▶ **Dataset content**:
----

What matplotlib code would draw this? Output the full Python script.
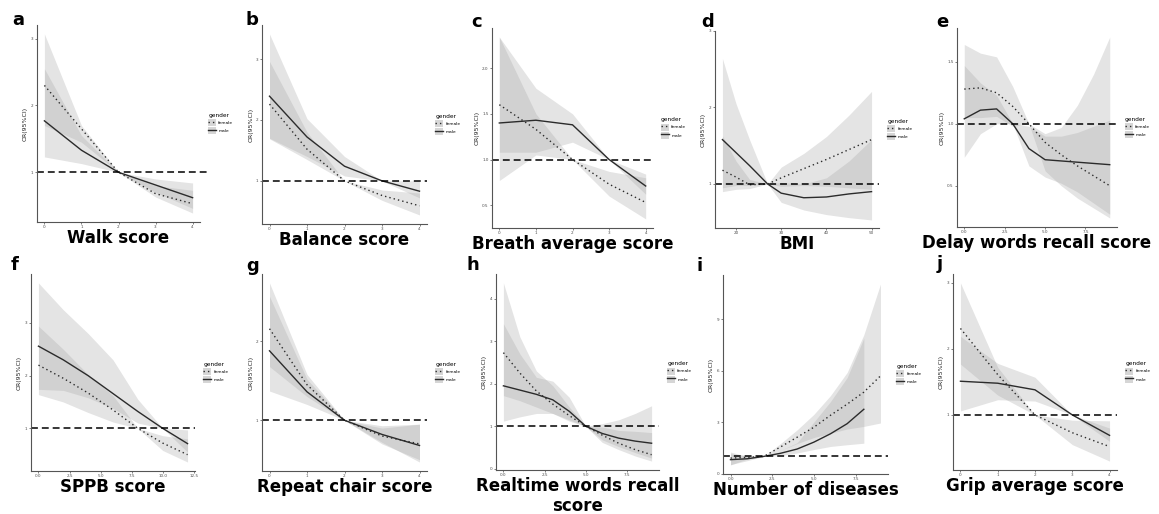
import matplotlib
matplotlib.use("Agg")
import matplotlib.pyplot as plt
from matplotlib.patches import Patch
from matplotlib.lines import Line2D

# --- values: OR (95% CI) by gender ---
# a  Walk score
a_x = [0, 1, 2, 3, 4]
a_f = [2.30, 1.65, 1.00, 0.68, 0.53]
a_f_lo = [1.70, 1.45, 1.00, 0.63, 0.39]
a_f_hi = [3.07, 1.70, 1.00, 0.80, 0.73]
a_m = [1.77, 1.33, 1.00, 0.81, 0.62]
a_m_lo = [1.23, 1.13, 1.00, 0.70, 0.46]
a_m_hi = [2.55, 1.55, 1.00, 0.90, 0.84]
a_xticks = [0, 1, 2, 3, 4]
a_yticks = [1, 2, 3]

# b  Balance score
b_x = [0, 1, 2, 3, 4]
b_f = [2.26, 1.52, 1.00, 0.76, 0.59]
b_f_lo = [1.69, 1.35, 1.00, 0.68, 0.44]
b_f_hi = [2.96, 1.80, 1.00, 0.85, 0.80]
b_m = [2.39, 1.72, 1.24, 1.00, 0.83]
b_m_lo = [1.70, 1.40, 1.08, 1.00, 0.72]
b_m_hi = [3.41, 2.02, 1.40, 1.00, 1.00]
b_xticks = [0, 1, 2, 3, 4]
b_yticks = [1, 2, 3]

# c  Breath average score
c_x = [0, 1, 2, 3, 4]
c_f = [1.60, 1.33, 1.00, 0.73, 0.53]
c_f_lo = [0.77, 1.05, 1.00, 0.60, 0.35]
c_f_hi = [2.34, 1.50, 1.00, 0.87, 0.80]
c_m = [1.40, 1.43, 1.38, 1.00, 0.71]
c_m_lo = [1.08, 1.08, 1.19, 1.00, 0.62]
c_m_hi = [2.34, 1.78, 1.50, 1.00, 0.84]
c_xticks = [0, 1, 2, 3, 4]
c_yticks = [0.5, 1.0, 1.5, 2.0]

# d  BMI
d_x = [17, 20, 23, 27, 30, 35, 40, 45, 50]
d_f = [1.18, 1.09, 0.99, 1.00, 1.08, 1.20, 1.32, 1.45, 1.58]
d_f_lo = [0.90, 0.93, 0.94, 1.00, 0.97, 0.98, 0.97, 0.95, 0.93]
d_f_hi = [1.63, 1.30, 1.06, 1.00, 1.22, 1.40, 1.62, 1.90, 2.21]
d_m = [1.58, 1.41, 1.24, 1.00, 0.88, 0.82, 0.83, 0.87, 0.90]
d_m_lo = [0.95, 0.98, 0.98, 1.00, 0.76, 0.66, 0.60, 0.56, 0.53]
d_m_hi = [2.64, 2.05, 1.58, 1.00, 1.02, 1.00, 1.08, 1.30, 1.58]
d_xticks = [20, 30, 40, 50]
d_yticks = [1, 2, 3]

# e  Delay words recall score
e_x = [0, 1, 2, 3, 4, 5, 6, 7, 8, 9]
e_f = [1.28, 1.29, 1.25, 1.14, 1.00, 0.85, 0.75, 0.66, 0.58, 0.50]
e_f_lo = [1.05, 1.05, 1.06, 0.98, 1.00, 0.62, 0.50, 0.40, 0.32, 0.24]
e_f_hi = [1.64, 1.57, 1.54, 1.30, 1.00, 0.92, 0.97, 1.15, 1.40, 1.70]
e_m = [1.04, 1.11, 1.12, 1.00, 0.80, 0.71, 0.70, 0.69, 0.68, 0.67]
e_m_lo = [0.73, 0.92, 1.00, 1.00, 0.66, 0.57, 0.52, 0.45, 0.36, 0.27]
e_m_hi = [1.47, 1.33, 1.23, 1.00, 0.98, 0.90, 0.90, 0.93, 0.98, 1.03]
e_xticks = [0, 2.5, 5, 7.5]
e_yticks = [0.5, 1.0, 1.5]

# f  SPPB score
f_x = [0, 2, 4, 6, 8, 10, 12]
f_f = [2.20, 1.95, 1.67, 1.35, 1.00, 0.72, 0.50]
f_f_lo = [1.64, 1.50, 1.30, 1.12, 1.00, 0.58, 0.36]
f_f_hi = [2.94, 2.50, 2.02, 1.62, 1.00, 0.86, 0.80]
f_m = [2.56, 2.30, 2.00, 1.66, 1.32, 1.00, 0.71]
f_m_lo = [1.74, 1.72, 1.58, 1.38, 1.10, 1.00, 0.55]
f_m_hi = [3.76, 3.25, 2.80, 2.30, 1.55, 1.00, 0.97]
f_xticks = [0, 2.5, 5, 7.5, 10, 12.5]
f_yticks = [1, 2, 3]

# g  Repeat chair score
g_x = [0, 1, 2, 3, 4]
g_f = [2.16, 1.45, 1.00, 0.80, 0.70]
g_f_lo = [1.68, 1.30, 1.00, 0.70, 0.50]
g_f_hi = [2.74, 1.58, 1.00, 0.90, 0.95]
g_m = [1.88, 1.36, 1.00, 0.82, 0.68]
g_m_lo = [1.37, 1.20, 1.00, 0.72, 0.47]
g_m_hi = [2.57, 1.52, 1.00, 0.93, 0.95]
g_xticks = [0, 1, 2, 3, 4]
g_yticks = [1, 2]

# h  Realtime words recall score
h_x = [0, 1, 2, 3, 4, 5, 6, 7, 8, 9]
h_f = [2.73, 2.25, 1.83, 1.52, 1.25, 1.00, 0.79, 0.60, 0.45, 0.33]
h_f_lo = [1.72, 1.60, 1.45, 1.30, 1.12, 1.00, 0.62, 0.45, 0.30, 0.18]
h_f_hi = [4.37, 3.10, 2.30, 1.95, 1.45, 1.00, 0.98, 0.90, 0.88, 0.85]
h_m = [1.95, 1.85, 1.75, 1.62, 1.35, 1.00, 0.83, 0.72, 0.65, 0.60]
h_m_lo = [1.12, 1.22, 1.30, 1.30, 1.15, 1.00, 0.68, 0.52, 0.38, 0.25]
h_m_hi = [3.41, 2.70, 2.15, 2.06, 1.68, 1.00, 1.06, 1.15, 1.30, 1.48]
h_xticks = [0, 2.5, 5, 7.5]
h_yticks = [0, 1, 2, 3, 4]

# i  Number of diseases (male curve stops at 8)
i_x_f = [0, 1, 2, 3, 4, 5, 6, 7, 8, 9]
i_f = [0.90, 0.94, 1.00, 1.55, 2.12, 2.70, 3.40, 4.05, 4.75, 5.70]
i_f_lo = [0.50, 0.85, 1.00, 1.35, 1.75, 2.10, 2.35, 2.60, 2.75, 2.95]
i_f_hi = [1.15, 1.05, 1.00, 1.75, 2.55, 3.45, 4.55, 5.90, 8.10, 11.06]
i_x_m = [0, 1, 2, 3, 4, 5, 6, 7, 8]
i_m = [0.81, 0.86, 1.00, 1.18, 1.43, 1.83, 2.32, 2.91, 3.75]
i_m_lo = [0.52, 0.75, 1.00, 1.05, 1.20, 1.40, 1.58, 1.68, 1.77]
i_m_hi = [1.25, 1.00, 1.00, 1.35, 1.80, 3.00, 4.20, 5.60, 7.90]
i_xticks = [0, 2.5, 5, 7.5]
i_yticks = [0, 3, 6, 9]

# j  Grip average score
j_x = [0, 1, 2, 3, 4]
j_f = [2.31, 1.61, 1.00, 0.73, 0.52]
j_f_lo = [1.77, 1.30, 1.00, 0.55, 0.30]
j_f_hi = [3.00, 1.72, 1.00, 0.92, 0.91]
j_m = [1.51, 1.48, 1.38, 1.00, 0.69]
j_m_lo = [1.06, 1.23, 1.21, 1.00, 0.60]
j_m_hi = [2.19, 1.78, 1.57, 1.00, 0.80]
j_xticks = [0, 1, 2, 3, 4]
j_yticks = [1, 2, 3]

panels = [
    ("a", "Walk score", a_x, a_f, a_f_lo, a_f_hi, a_x, a_m, a_m_lo, a_m_hi, a_xticks, a_yticks),
    ("b", "Balance score", b_x, b_f, b_f_lo, b_f_hi, b_x, b_m, b_m_lo, b_m_hi, b_xticks, b_yticks),
    ("c", "Breath average score", c_x, c_f, c_f_lo, c_f_hi, c_x, c_m, c_m_lo, c_m_hi, c_xticks, c_yticks),
    ("d", "BMI", d_x, d_f, d_f_lo, d_f_hi, d_x, d_m, d_m_lo, d_m_hi, d_xticks, d_yticks),
    ("e", "Delay words recall score", e_x, e_f, e_f_lo, e_f_hi, e_x, e_m, e_m_lo, e_m_hi, e_xticks, e_yticks),
    ("f", "SPPB score", f_x, f_f, f_f_lo, f_f_hi, f_x, f_m, f_m_lo, f_m_hi, f_xticks, f_yticks),
    ("g", "Repeat chair score", g_x, g_f, g_f_lo, g_f_hi, g_x, g_m, g_m_lo, g_m_hi, g_xticks, g_yticks),
    ("h", "Realtime words recall\nscore", h_x, h_f, h_f_lo, h_f_hi, h_x, h_m, h_m_lo, h_m_hi, h_xticks, h_yticks),
    ("i", "Number of diseases", i_x_f, i_f, i_f_lo, i_f_hi, i_x_m, i_m, i_m_lo, i_m_hi, i_xticks, i_yticks),
    ("j", "Grip average score", j_x, j_f, j_f_lo, j_f_hi, j_x, j_m, j_m_lo, j_m_hi, j_xticks, j_yticks),
]

# --- layout (pixels in the 1159x514 canvas): left, top, right, bottom of each panel ---
W, H = 1159, 514
AX_BOX = {
    "a": (37, 25, 200, 222), "b": (262, 25, 427, 224), "c": (492, 28, 653, 228),
    "d": (715, 31, 879, 228), "e": (957, 28, 1117, 227),
    "f": (31, 274, 195, 471), "g": (262, 274, 427, 471), "h": (496, 274, 659, 470),
    "i": (723, 275, 888, 474), "j": (953, 274, 1117, 470),
}
LETTER_POS = {
    "a": (12, 25), "b": (246, 25), "c": (471, 27), "d": (701, 27), "e": (936, 27),
    "f": (11, 270), "g": (246, 271), "h": (466, 270), "i": (696, 271), "j": (937, 269),
}
HLINE_END = {"a": 1.055}

BAND = "#a6a6a6"
LINE = "#2b2b2b"
AXIS = "#555555"
DOTTED = (0, (1, 2.2))

fig = plt.figure(figsize=(W / 100, H / 100), dpi=100)

for (tag, xlabel, xf, yf, flo, fhi, xm, ym, mlo, mhi, xticks, yticks) in panels:
    l, t, r, b = AX_BOX[tag]
    ax = fig.add_axes([l / W, 1 - b / H, (r - l) / W, (b - t) / H])

    ax.fill_between(xf, flo, fhi, color=BAND, alpha=0.3, lw=0)
    ax.fill_between(xm, mlo, mhi, color=BAND, alpha=0.3, lw=0)
    ax.plot(xf, yf, color=LINE, lw=1.0, linestyle=DOTTED)
    ax.plot(xm, ym, color=LINE, lw=1.0)
    ax.axhline(1, xmin=0, xmax=HLINE_END.get(tag, 1.0), color="black",
               lw=1.1, linestyle=(0, (4.5, 2.6)), clip_on=False)
    ax.margins(0.05)

    ax.set_xticks(xticks)
    ax.set_yticks(yticks)
    dec = any(float(v) != int(v) for v in xticks)
    ax.set_xticklabels([f"{v:.1f}" if dec else f"{v:g}" for v in xticks])
    dec = any(float(v) != int(v) for v in yticks)
    ax.set_yticklabels([f"{v:.1f}" if dec else f"{v:g}" for v in yticks])
    ax.tick_params(labelsize=3, colors="#4d4d4d", length=1.5, width=0.5, pad=1)

    for s in ("top", "right"):
        ax.spines[s].set_visible(False)
    for s in ("left", "bottom"):
        ax.spines[s].set_color(AXIS)
        ax.spines[s].set_linewidth(0.8)

    ax.set_ylabel("OR(95%CI)", fontsize=4.5, color="#222222", labelpad=2)
    ax.set_xlabel(xlabel, fontsize=12, fontweight="bold", labelpad=0, linespacing=1.1)

    handles = [
        (Patch(facecolor="#d6d6d6", edgecolor="none"), Line2D([], [], color=LINE, lw=1.0, linestyle=DOTTED)),
        (Patch(facecolor="#d6d6d6", edgecolor="none"), Line2D([], [], color=LINE, lw=1.0)),
    ]
    leg = ax.legend(handles, ["female", "male"], title="gender", loc="center left",
                    bbox_to_anchor=(1.05, 0.5), frameon=False, fontsize=3.2,
                    title_fontsize=4.2, handlelength=1.7, handleheight=2.0,
                    borderpad=0, borderaxespad=0, labelspacing=0.3, handletextpad=0.6)
    leg._legend_box.align = "left"

    lx, ly = LETTER_POS[tag]
    fig.text(lx / W, 1 - ly / H, tag, fontsize=13, fontweight="bold", va="baseline")

fig.savefig("out.png", dpi=100)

----

Repeat the lines of the listing above verbatim, beginning at its first line and ending at the line containing "a_yticks = [1, 2, 3]", which is included. Omit pictures.

What matplotlib code would draw this? Output the full Python script.
import matplotlib
matplotlib.use("Agg")
import matplotlib.pyplot as plt
from matplotlib.patches import Patch
from matplotlib.lines import Line2D

# --- values: OR (95% CI) by gender ---
# a  Walk score
a_x = [0, 1, 2, 3, 4]
a_f = [2.30, 1.65, 1.00, 0.68, 0.53]
a_f_lo = [1.70, 1.45, 1.00, 0.63, 0.39]
a_f_hi = [3.07, 1.70, 1.00, 0.80, 0.73]
a_m = [1.77, 1.33, 1.00, 0.81, 0.62]
a_m_lo = [1.23, 1.13, 1.00, 0.70, 0.46]
a_m_hi = [2.55, 1.55, 1.00, 0.90, 0.84]
a_xticks = [0, 1, 2, 3, 4]
a_yticks = [1, 2, 3]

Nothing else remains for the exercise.